Jeff, that snowy road nightscape is beautiful! How long were the meteor exposures? I try to stay around 4-8 seconds to let the meteor own more brightness vs. surrounding sky & crank ISO somewhat obscenely to compensate. You may be doing similar, but I'm not familiar with D750. Looks like you have great sky conditions there. I noted similar to you that these were mostly pretty faint, at least compared to decent Perseids.

The cloud threat in northern Arizona for Sunday night/Monday morning looked really bad, so I made a run on it Saturday night/Monday morning. This image includes 68 Geminids and 10 sporadic/other meteors from midnight to 2AM, just west of Sunset Crater looking across Bonito Park. Tons of airglow on the left, Flagstaff light dome on the right and some Winter Milky Way to split them up.

Image is a stacked composite of 86 frames: 10 to reduce sky noise via Starry Landscape Stacker, & 76 of individual/paired meteors derotated and carefully re-aligned to the star field through which each one passed. Canon 6D Mark II Tokina AT-X 16-28 f/2.8 @ 16mm 86 x 6 sec., f/2.8, ISO 12,800.

imgimg20201213-IMG_2635_FULL-Mean Min Hor Noise Flat_1280px.jpg
 
Jeff, that snowy road nightscape is beautiful! How long were the meteor exposures? I try to stay around 4-8 seconds to let the meteor own more brightness vs. surrounding sky & crank ISO somewhat obscenely to compensate. You may be doing similar, but I'm not familiar with D750. Looks like you have great sky conditions there. I noted similar to you that these were mostly pretty faint, at least compared to decent Perseids.
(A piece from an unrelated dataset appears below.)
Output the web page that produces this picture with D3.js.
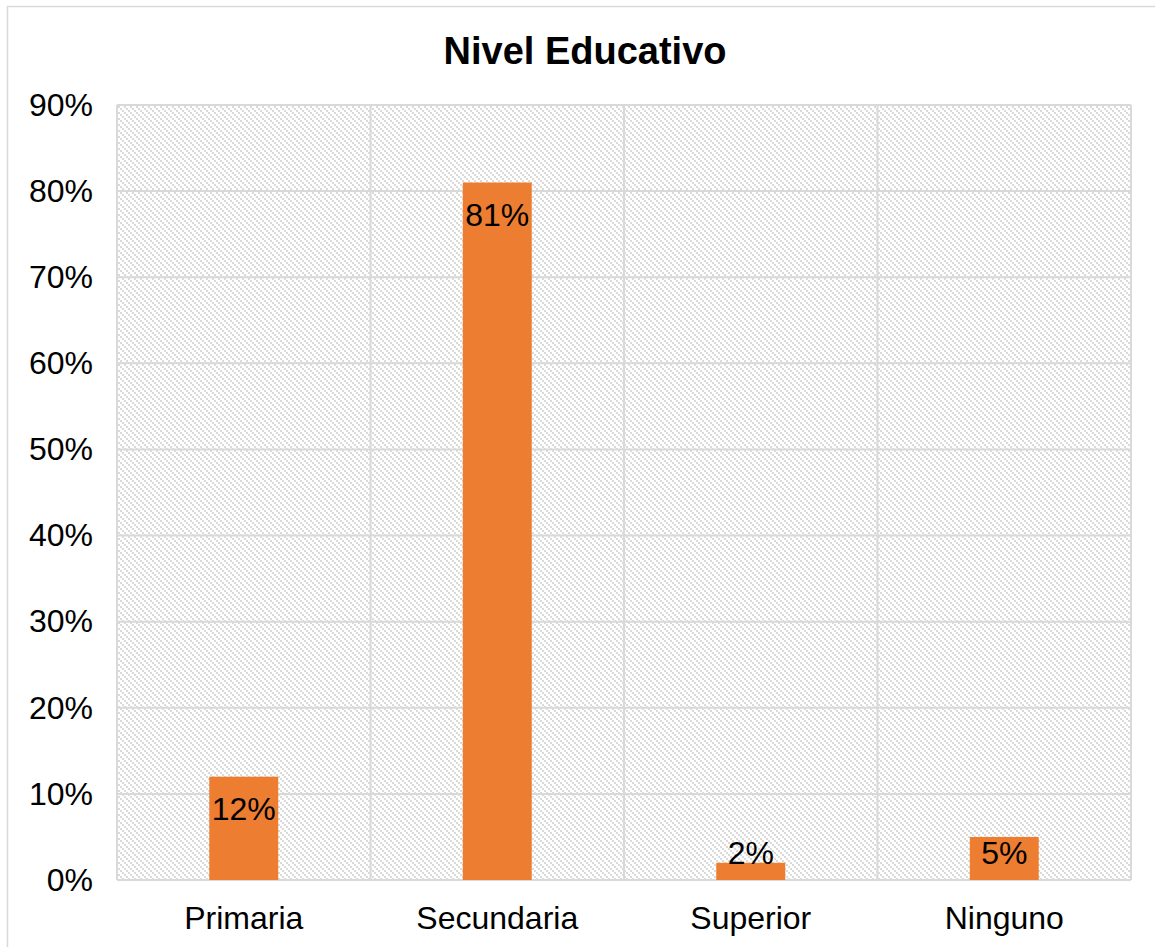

Thank you for the compliment and comments. I was shooting with medium ISOs...5000-8000 for most of the time, although later in the shoot I decided to drop down to 3000 or below to get more star trails in. Do you use high-ISO noise reduction? I have tried it before, but I found it doesn't seem to improve much on my camera unless I'm at ridiculously high ISOs, like 12000+, and even then it almost seems to create noise on a different scale to compensate for what it removes (as in, the pictures start to have a look as if they are highly compressed JPGs or just look unnatural). Regardless, it looks like the Geminids in my shots aren't too terribly different looking from what you have, so it may just be that Geminids are on the fainter side.

I tried shooting Perseids from Berthoud Pass (>11,000 ft) back in August, but the developing wildfires in W CO and some sporadic clouds made that night of shooting less than rewarding. Some that I did see looked brighter, though.
 
I haven't tried anything in-camera for noise reduction. I'd probably find it doing annoying things like you noted. Noise is definitely heavy at ISO 12,800 on the 6D Mark II, but it's natural & even and responds well to stacking or post-processing noise reduction.